• [Your instructions] Restate all the material verbatim, except for the pictures.
[START OF Source excerpt]
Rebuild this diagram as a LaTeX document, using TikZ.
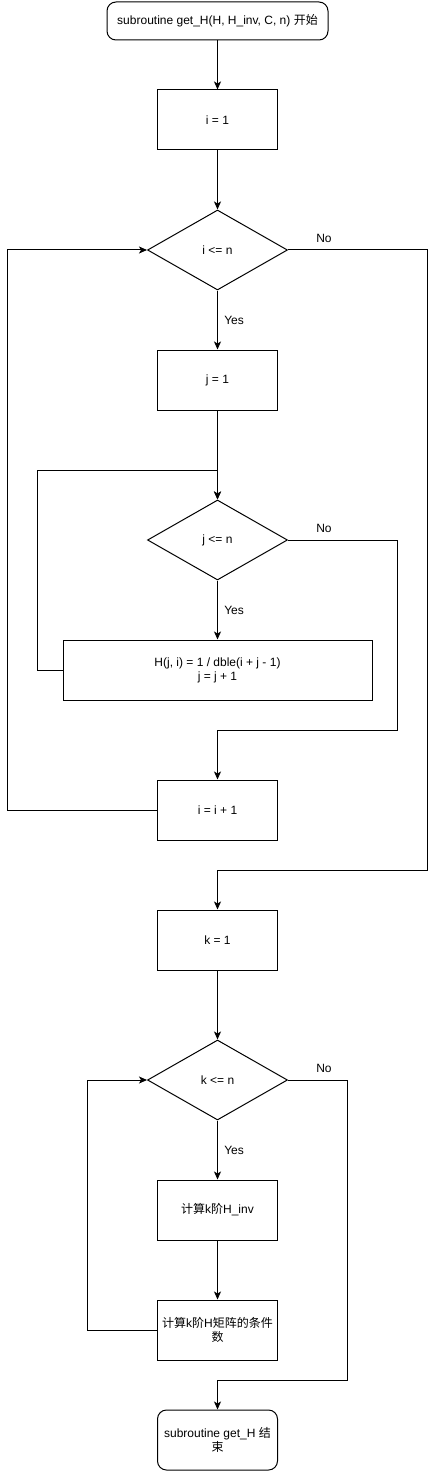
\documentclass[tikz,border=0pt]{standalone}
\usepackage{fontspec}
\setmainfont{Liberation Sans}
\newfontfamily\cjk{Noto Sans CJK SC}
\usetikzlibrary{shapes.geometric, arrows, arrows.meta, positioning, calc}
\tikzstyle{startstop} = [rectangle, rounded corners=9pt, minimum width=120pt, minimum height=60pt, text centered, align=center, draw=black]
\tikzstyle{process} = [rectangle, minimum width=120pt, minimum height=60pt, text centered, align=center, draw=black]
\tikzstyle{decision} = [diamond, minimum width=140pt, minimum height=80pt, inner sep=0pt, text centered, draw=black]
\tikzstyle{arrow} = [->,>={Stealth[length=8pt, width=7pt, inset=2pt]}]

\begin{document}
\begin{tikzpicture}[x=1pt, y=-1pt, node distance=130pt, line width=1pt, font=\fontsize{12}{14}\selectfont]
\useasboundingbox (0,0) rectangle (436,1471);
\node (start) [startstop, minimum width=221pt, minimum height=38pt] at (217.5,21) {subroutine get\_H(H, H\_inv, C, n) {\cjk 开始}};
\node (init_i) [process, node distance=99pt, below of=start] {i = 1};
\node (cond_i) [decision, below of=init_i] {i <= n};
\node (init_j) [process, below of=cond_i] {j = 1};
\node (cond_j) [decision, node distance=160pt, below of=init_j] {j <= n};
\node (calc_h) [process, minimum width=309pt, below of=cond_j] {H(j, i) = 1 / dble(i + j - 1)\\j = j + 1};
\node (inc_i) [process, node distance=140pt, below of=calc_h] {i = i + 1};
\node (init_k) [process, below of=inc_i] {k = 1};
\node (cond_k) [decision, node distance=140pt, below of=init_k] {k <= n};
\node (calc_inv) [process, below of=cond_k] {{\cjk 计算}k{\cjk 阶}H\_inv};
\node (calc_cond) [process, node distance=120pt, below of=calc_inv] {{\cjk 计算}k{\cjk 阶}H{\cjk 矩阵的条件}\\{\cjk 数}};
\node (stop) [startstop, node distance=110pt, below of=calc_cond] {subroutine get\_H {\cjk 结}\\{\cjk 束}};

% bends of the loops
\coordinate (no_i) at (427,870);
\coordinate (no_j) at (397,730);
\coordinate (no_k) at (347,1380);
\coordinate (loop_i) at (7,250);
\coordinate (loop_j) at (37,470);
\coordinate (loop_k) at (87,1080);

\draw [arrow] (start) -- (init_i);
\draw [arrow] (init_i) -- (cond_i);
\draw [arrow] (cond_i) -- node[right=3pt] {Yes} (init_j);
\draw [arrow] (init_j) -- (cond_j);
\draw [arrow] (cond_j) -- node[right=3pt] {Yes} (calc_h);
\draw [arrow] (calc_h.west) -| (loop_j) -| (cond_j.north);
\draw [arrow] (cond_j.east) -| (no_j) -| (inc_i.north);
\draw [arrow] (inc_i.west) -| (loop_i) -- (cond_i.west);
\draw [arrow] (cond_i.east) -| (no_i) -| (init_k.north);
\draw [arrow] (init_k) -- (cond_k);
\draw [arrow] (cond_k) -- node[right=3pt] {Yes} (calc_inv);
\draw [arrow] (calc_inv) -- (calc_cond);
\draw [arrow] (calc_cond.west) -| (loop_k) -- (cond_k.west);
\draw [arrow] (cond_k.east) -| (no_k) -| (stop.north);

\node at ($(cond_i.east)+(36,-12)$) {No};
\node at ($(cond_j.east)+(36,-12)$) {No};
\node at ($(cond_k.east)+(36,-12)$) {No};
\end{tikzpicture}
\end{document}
[END OF Source excerpt]
• [Answer for this exercise]
Rebuild this diagram as a LaTeX document, using TikZ.
\documentclass[tikz,border=0pt]{standalone}
\usepackage{fontspec}
\setmainfont{Liberation Sans}
\newfontfamily\cjk{Noto Sans CJK SC}
\usetikzlibrary{shapes.geometric, arrows, arrows.meta, positioning, calc}
\tikzstyle{startstop} = [rectangle, rounded corners=9pt, minimum width=120pt, minimum height=60pt, text centered, align=center, draw=black]
\tikzstyle{process} = [rectangle, minimum width=120pt, minimum height=60pt, text centered, align=center, draw=black]
\tikzstyle{decision} = [diamond, minimum width=140pt, minimum height=80pt, inner sep=0pt, text centered, draw=black]
\tikzstyle{arrow} = [->,>={Stealth[length=8pt, width=7pt, inset=2pt]}]

\begin{document}
\begin{tikzpicture}[x=1pt, y=-1pt, node distance=130pt, line width=1pt, font=\fontsize{12}{14}\selectfont]
\useasboundingbox (0,0) rectangle (436,1471);
\node (start) [startstop, minimum width=221pt, minimum height=38pt] at (217.5,21) {subroutine get\_H(H, H\_inv, C, n) {\cjk 开始}};
\node (init_i) [process, node distance=99pt, below of=start] {i = 1};
\node (cond_i) [decision, below of=init_i] {i <= n};
\node (init_j) [process, below of=cond_i] {j = 1};
\node (cond_j) [decision, node distance=160pt, below of=init_j] {j <= n};
\node (calc_h) [process, minimum width=309pt, below of=cond_j] {H(j, i) = 1 / dble(i + j - 1)\\j = j + 1};
\node (inc_i) [process, node distance=140pt, below of=calc_h] {i = i + 1};
\node (init_k) [process, below of=inc_i] {k = 1};
\node (cond_k) [decision, node distance=140pt, below of=init_k] {k <= n};
\node (calc_inv) [process, below of=cond_k] {{\cjk 计算}k{\cjk 阶}H\_inv};
\node (calc_cond) [process, node distance=120pt, below of=calc_inv] {{\cjk 计算}k{\cjk 阶}H{\cjk 矩阵的条件}\\{\cjk 数}};
\node (stop) [startstop, node distance=110pt, below of=calc_cond] {subroutine get\_H {\cjk 结}\\{\cjk 束}};

% bends of the loops
\coordinate (no_i) at (427,870);
\coordinate (no_j) at (397,730);
\coordinate (no_k) at (347,1380);
\coordinate (loop_i) at (7,250);
\coordinate (loop_j) at (37,470);
\coordinate (loop_k) at (87,1080);

\draw [arrow] (start) -- (init_i);
\draw [arrow] (init_i) -- (cond_i);
\draw [arrow] (cond_i) -- node[right=3pt] {Yes} (init_j);
\draw [arrow] (init_j) -- (cond_j);
\draw [arrow] (cond_j) -- node[right=3pt] {Yes} (calc_h);
\draw [arrow] (calc_h.west) -| (loop_j) -| (cond_j.north);
\draw [arrow] (cond_j.east) -| (no_j) -| (inc_i.north);
\draw [arrow] (inc_i.west) -| (loop_i) -- (cond_i.west);
\draw [arrow] (cond_i.east) -| (no_i) -| (init_k.north);
\draw [arrow] (init_k) -- (cond_k);
\draw [arrow] (cond_k) -- node[right=3pt] {Yes} (calc_inv);
\draw [arrow] (calc_inv) -- (calc_cond);
\draw [arrow] (calc_cond.west) -| (loop_k) -- (cond_k.west);
\draw [arrow] (cond_k.east) -| (no_k) -| (stop.north);

\node at ($(cond_i.east)+(36,-12)$) {No};
\node at ($(cond_j.east)+(36,-12)$) {No};
\node at ($(cond_k.east)+(36,-12)$) {No};
\end{tikzpicture}
\end{document}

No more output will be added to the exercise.